In vitro transcription reactions were purified using the PureYield™ RNA Midiprep System as described in the Methods section. RNA concentration and purity ratios were evaluated using spectrophotometry (Table 3). All eluates had detectable RNA, except for the minus T7 polymerase control, which had no detectable nucleic acid (not shown). RNA concentration increased as the transcription reaction (TRN) volume increased. The quantity of RNA purified was linear over the 100–1,000µl reaction volume range (Figure 1). For all samples, significant RNA concentrations were detected in the second elution, sometimes as much as 80% of Elution 1. The highest concentrations were observed when performing a double elution, where Elution 1 was added back to the column and eluted a second time. This method resulted in yields of 3mg and 5.7mg for the 500µl and 1,000µl reactions, respectively, with concentrations of 5.6µg/µl and 11.4µg/µl. The total amount of RNA in the elution is linear from 100–1,000µl, indicating the maximum binding capacity of the binding column was not reached. A260/A280 and A260/A230 ratios were around 2.0, indicating highly pure nucleic acid.

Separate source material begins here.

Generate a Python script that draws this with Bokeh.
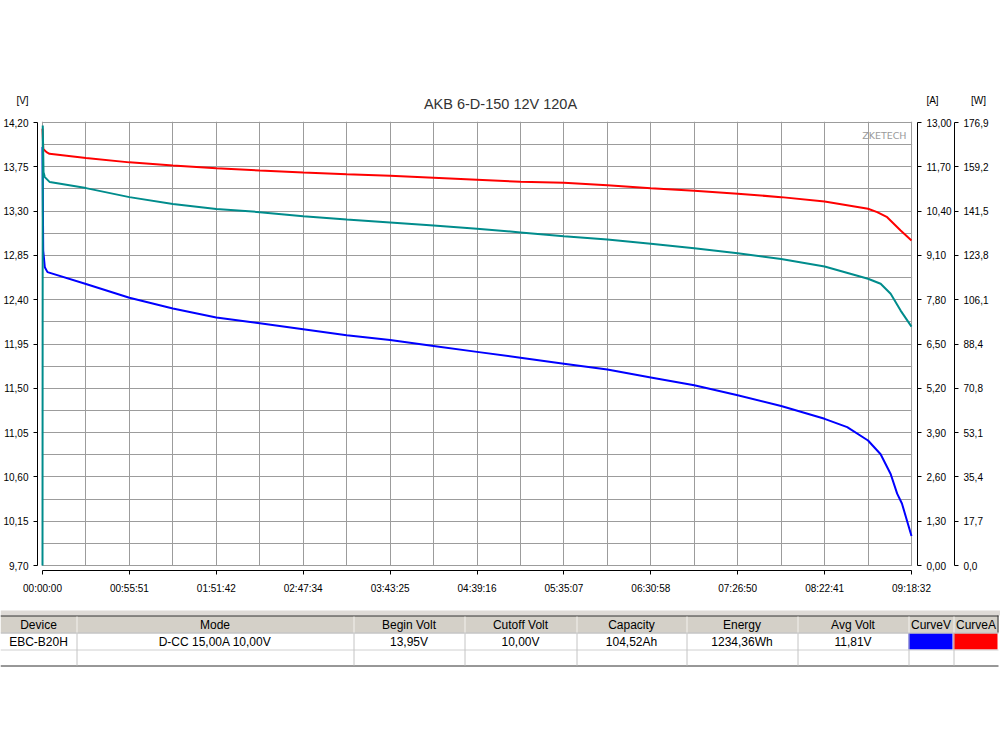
from bokeh.plotting import figure
from bokeh.models import Range1d, LinearAxis, FixedTicker, Label, BoxAnnotation
from bokeh.embed import file_html
from bokeh.resources import INLINE
from bokeh.core.properties import value

# ---------------- data ----------------
title_text = "AKB 6-D-150 12V 120A"
unit_texts = ["[V]", "[A]", "[W]"]

x_tick_seconds = [0.0, 3351.2, 6702.4, 10053.6, 13404.8, 16756.0, 20107.2,
                  23458.4, 26809.6, 30160.8, 33512.0]
x_tick_labels = ["00:00:00", "00:55:51", "01:51:42", "02:47:34", "03:43:25", "04:39:16",
                 "05:35:07", "06:30:58", "07:26:50", "08:22:41", "09:18:32"]

v_ticks = [9.70, 10.15, 10.60, 11.05, 11.50, 11.95, 12.40, 12.85, 13.30, 13.75, 14.20]
v_tick_labels = ["9,70", "10,15", "10,60", "11,05", "11,50", "11,95", "12,40",
                 "12,85", "13,30", "13,75", "14,20"]

a_ticks = [0.0, 1.3, 2.6, 3.9, 5.2, 6.5, 7.8, 9.1, 10.4, 11.7, 13.0]
a_tick_labels = ["0,00", "1,30", "2,60", "3,90", "5,20", "6,50", "7,80",
                 "9,10", "10,40", "11,70", "13,00"]

w_ticks = [0.0, 17.69, 35.38, 53.07, 70.76, 88.45, 106.14, 123.83, 141.52, 159.21, 176.9]
w_tick_labels = ["0,0", "17,7", "35,4", "53,1", "70,8", "88,4", "106,1",
                 "123,8", "141,5", "159,2", "176,9"]

# voltage curve (blue, left axis) : time [s], volts
volt_t = [0, 27, 89, 193, 1676, 3351, 5027, 6702, 8378, 10054, 11729, 13405, 15080,
          16756, 18432, 20107, 21783, 23458, 25134, 26810, 28485, 30161, 31033, 31836,
          32322, 32708, 32959, 33143, 33512]
volt = [13.95, 12.90, 12.73, 12.68, 12.56, 12.42, 12.31, 12.22, 12.16, 12.10, 12.04,
        11.99, 11.93, 11.87, 11.81, 11.75, 11.69, 11.61, 11.53, 11.43, 11.32, 11.19,
        11.105, 10.97, 10.83, 10.63, 10.43, 10.33, 10.00]

# current curve (red, [A] axis)
current_t = [0, 30, 154, 270, 1676, 3351, 5027, 6702, 8378, 10054, 11729, 13405, 15080,
             16756, 18432, 20107, 21783, 23458, 25134, 26810, 28485, 30161, 31836,
             32189, 32574, 33093, 33512]
current = [12.82, 12.22, 12.13, 12.08, 11.96, 11.83, 11.74, 11.66, 11.59, 11.53, 11.48,
           11.44, 11.38, 11.32, 11.26, 11.23, 11.16, 11.07, 11.00, 10.91, 10.81, 10.68,
           10.47, 10.37, 10.22, 9.83, 9.54]

# power curve (teal, [W] axis)
power_t = [0, 10, 40, 89, 281, 1676, 3351, 5027, 6702, 8378, 10054, 11729, 13405, 15080,
           16756, 18432, 20107, 21783, 23458, 25134, 26810, 28485, 30161, 31836, 32322,
           32708, 33093, 33512]
power = [0.0, 175.7, 157.0, 155.1, 153.1, 150.7, 147.1, 144.4, 142.4, 141.1, 139.5,
         138.2, 137.0, 135.8, 134.5, 133.0, 131.5, 130.2, 128.5, 126.7, 124.7, 122.4,
         119.4, 114.5, 112.5, 108.5, 101.8, 95.4]

table_headers = ["Device", "Mode", "Begin Volt", "Cutoff Volt", "Capacity", "Energy",
                 "Avg Volt", "CurveV", "CurveA"]
table_values = ["EBC-B20H", "D-CC 15,00A 10,00V", "13,95V", "10,00V", "104,52Ah",
                "1234,36Wh", "11,81V", "", ""]
curve_colors = ["#0000ff", "#ff0000"]

# ---------------- layout constants (page pixels) ----------------
FIG_W = 1000
HEAD_H = 112
PLOT_L, PLOT_R, PLOT_T, PLOT_B = 42, 911, 122, 565
FRAME_L, FRAME_R, FRAME_T, FRAME_B = 37, 917, 121, 570
CHART_BOTTOM = 600
FONT = "Liberation Sans"


def blank_figure(top, height):
    f = figure(frame_width=FIG_W, frame_height=height, x_range=Range1d(0, FIG_W),
               y_range=Range1d(top + height, top), min_border=0,
               x_axis_type=None, y_axis_type=None, toolbar_location=None,
               output_backend="svg", title=None)
    f.outline_line_color = None
    f.background_fill_color = "white"
    f.border_fill_color = "white"
    f.xgrid.visible = False
    f.ygrid.visible = False
    return f


# ---------------- header (title and unit labels) ----------------
h = blank_figure(0, HEAD_H)
h.text(x=[500], y=[103], text=[title_text], text_align="center", text_baseline="middle",
       text_font=value(FONT), text_font_size=value("14.5px"), text_color="#333333")
h.text(x=[22, 932, 978], y=[100, 100, 100], text=unit_texts, text_align="center",
       text_baseline="middle", text_font=value(FONT), text_font_size=value("10px"),
       text_color="#000000")

# ---------------- chart ----------------
T0, T1 = x_tick_seconds[0], x_tick_seconds[-1]
V0, V1 = v_ticks[0], v_ticks[-1]
A0, A1 = a_ticks[0], a_ticks[-1]
W0, W1 = w_ticks[0], w_ticks[-1]
t_px = (T1 - T0) / (PLOT_R - PLOT_L)
v_px = (V1 - V0) / (PLOT_B - PLOT_T)
a_px = (A1 - A0) / (PLOT_B - PLOT_T)
w_px = (W1 - W0) / (PLOT_B - PLOT_T)

x_range = Range1d(T0 - (PLOT_L - FRAME_L) * t_px, T1 + (FRAME_R - PLOT_R) * t_px)
y_range = Range1d(V0 - (FRAME_B - PLOT_B) * v_px, V1 + (PLOT_T - FRAME_T) * v_px)

p = figure(frame_width=FRAME_R - FRAME_L, frame_height=FRAME_B - FRAME_T,
           x_range=x_range, y_range=y_range,
           min_border_left=FRAME_L, min_border_right=FIG_W - FRAME_R,
           min_border_top=FRAME_T - HEAD_H, min_border_bottom=CHART_BOTTOM - FRAME_B,
           toolbar_location=None, output_backend="svg", title=None)
p.extra_y_ranges = {
    "amps": Range1d(A0 - (FRAME_B - PLOT_B) * a_px, A1 + (PLOT_T - FRAME_T) * a_px),
    "watts": Range1d(W0 - (FRAME_B - PLOT_B) * w_px, W1 + (PLOT_T - FRAME_T) * w_px),
}
p.background_fill_color = "white"
p.border_fill_color = "white"
p.outline_line_color = None


def style_axis(ax, standoff):
    ax.axis_line_color = "black"
    ax.axis_line_width = 1
    ax.major_tick_in = 0
    ax.major_tick_out = 4
    ax.major_tick_line_color = "black"
    ax.minor_tick_in = 0
    ax.minor_tick_out = 0
    ax.minor_tick_line_color = None
    ax.major_label_standoff = standoff
    ax.major_label_text_font = FONT
    ax.major_label_text_font_size = "10px"
    ax.major_label_text_color = "#000000"


xax = p.xaxis[0]
xax.ticker = FixedTicker(ticks=x_tick_seconds)
xax.major_label_overrides = dict(zip(x_tick_seconds, x_tick_labels))
xax.bounds = (T0, T1)
style_axis(xax, 8)

yax = p.yaxis[0]
yax.ticker = FixedTicker(ticks=v_ticks)
yax.major_label_overrides = dict(zip(v_ticks, v_tick_labels))
yax.bounds = (V0, V1)
style_axis(yax, 5)

a_axis = LinearAxis(y_range_name="amps", ticker=FixedTicker(ticks=a_ticks),
                    major_label_overrides=dict(zip(a_ticks, a_tick_labels)), bounds=(A0, A1))
style_axis(a_axis, 5)
p.add_layout(a_axis, "right")

spacer = LinearAxis(y_range_name="amps", ticker=FixedTicker(ticks=[A0]),
                    major_label_overrides={A0: ""}, axis_line_color=None,
                    major_tick_line_color=None, minor_tick_line_color=None,
                    major_tick_in=0, major_tick_out=0, minor_tick_in=0, minor_tick_out=0,
                    major_label_standoff=10)
p.add_layout(spacer, "right")

w_axis = LinearAxis(y_range_name="watts", ticker=FixedTicker(ticks=w_ticks),
                    major_label_overrides=dict(zip(w_ticks, w_tick_labels)), bounds=(W0, W1))
style_axis(w_axis, 5)
p.add_layout(w_axis, "right")

# grid: every half tick interval
x_grid = sorted(x_tick_seconds + [(a + b) / 2 for a, b in zip(x_tick_seconds[:-1], x_tick_seconds[1:])])
v_grid = sorted(v_ticks + [(a + b) / 2 for a, b in zip(v_ticks[:-1], v_ticks[1:])])
p.xgrid.ticker = FixedTicker(ticks=x_grid)
p.ygrid.ticker = FixedTicker(ticks=v_grid)
for g in (p.xgrid[0], p.ygrid[0]):
    g.grid_line_color = "#9c9c9c"
    g.grid_line_width = 1

# white gaps between plot area and axes
for kw in (dict(right=T0 - 0.6 * t_px), dict(left=T1 + 0.6 * t_px), dict(top=V0 - 0.6 * v_px)):
    p.add_layout(BoxAnnotation(fill_color="white", fill_alpha=1.0, line_color=None,
                               level="underlay", **kw))

# curves
p.line(volt_t, volt, line_color="#0000ff", line_width=2)
p.line(current_t, current, y_range_name="amps", line_color="#ff0000", line_width=2)
p.line(power_t, power, y_range_name="watts", line_color="#008c8c", line_width=2)

p.add_layout(Label(x=T1, y=V1, x_offset=-5, y_offset=-13, text="ZKETECH",
                   text_align="right", text_baseline="middle", text_font="DejaVu Sans",
                   text_font_size="9.5px", text_color="#9a9a9a"))

# ---------------- table ----------------
TAB_H = 80
col_edges = [0, 76, 353, 464, 576, 686, 797, 908, 953, 998]
t = blank_figure(CHART_BOTTOM, TAB_H)
t.quad(left=[0], right=[FIG_W], top=[610], bottom=[615], fill_color="#dedad6", line_color=None)
t.quad(left=[0], right=[col_edges[-1]], top=[615], bottom=[632], fill_color="#d4d0c8", line_color=None)
t.quad(left=col_edges[-3:-1], right=[e - 1 for e in col_edges[-2:]], top=[633, 633],
       bottom=[649, 649], fill_color=curve_colors, line_color=None)
# row separators
t.segment(x0=[0, 0, 0, 0], y0=[615.5, 632.5, 649.5, 665.5], x1=[col_edges[-1]] * 4,
          y1=[615.5, 632.5, 649.5, 665.5],
          line_color=["#303030", "#a8a8a8", "#d0d0d0", "#303030"], line_width=1)
# column separators
inner = col_edges[1:-1]
t.segment(x0=[e + 0.5 for e in inner], y0=[616] * len(inner), x1=[e + 0.5 for e in inner],
          y1=[632] * len(inner), line_color="#f4f2ee", line_width=1)
t.segment(x0=[e + 0.5 for e in inner], y0=[633] * len(inner), x1=[e + 0.5 for e in inner],
          y1=[665] * len(inner), line_color="#c4c4c4", line_width=1)
t.segment(x0=[col_edges[-1] - 0.5], y0=[615], x1=[col_edges[-1] - 0.5], y1=[632],
          line_color="#303030", line_width=1)
centers = [(a + b) / 2 for a, b in zip(col_edges[:-1], col_edges[1:])]
t.text(x=centers, y=[624] * len(centers), text=table_headers, text_align="center",
       text_baseline="middle", text_font=value(FONT), text_font_size=value("12px"),
       text_color="#000000")
t.text(x=centers, y=[641] * len(centers), text=table_values, text_align="center",
       text_baseline="middle", text_font=value(FONT), text_font_size=value("12px"),
       text_color="#000000")

# three independent roots, stacked on the page (no frame alignment between them)
open("out.html", "w").write(file_html([h, p, t], INLINE))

Table 3. RNA Eluates Analyzed Using the NanoDrop® ND-1000 Spectrophotometer.
Samples were also analyzed on an agarose gel as described in the Methods section (Figure 2). One microliter of each sample (transcription reaction before PureYield™ purification and eluate after purification) was loaded onto a 1.2% agarose gel. The amount of sample loaded as a percent of the total is indicated in Figure 2. Only the predicted 1,800 base product was seen. Based on gel analysis of the transcription reactions prior to purification, the DNase reaction was complete (no 3,500bp DNA template observed). The RNA recovery was excellent because the amount of RNA in the eluate appeared to be proportionally the same as the amount in the transcription reaction. A direct comparison of input RNA and final eluate is shown in the red box in Figure 2; the 500µl input sample (lane labeled T) has the same band intensity as the 500µl eluate, indicating good recovery from the PureYield™ Binding Column. We also observed no significant degradation of the RNA, demonstrating the samples are clear of ribonucleases.
The PureYield™ RNA Midiprep System is capable of purifying RNA synthesized by in vitro transcription. As the reaction volumes increased, RNA yield and concentration also increased. The purified RNA was highly pure with little degradation based on absorbance ratios and gel analysis. To maximize RNA recovery, a second elution is recommended; the first eluate may be reapplied to the column to maximize RNA concentration. Based on gel analysis comparison, there is a substantial RNA recovery using this method. We recommend using one PureYield™ Midiprep Binding Column per ≤1ml of in vitro transcription reaction (e.g., a 4ml reaction would require four PureYield™ columns).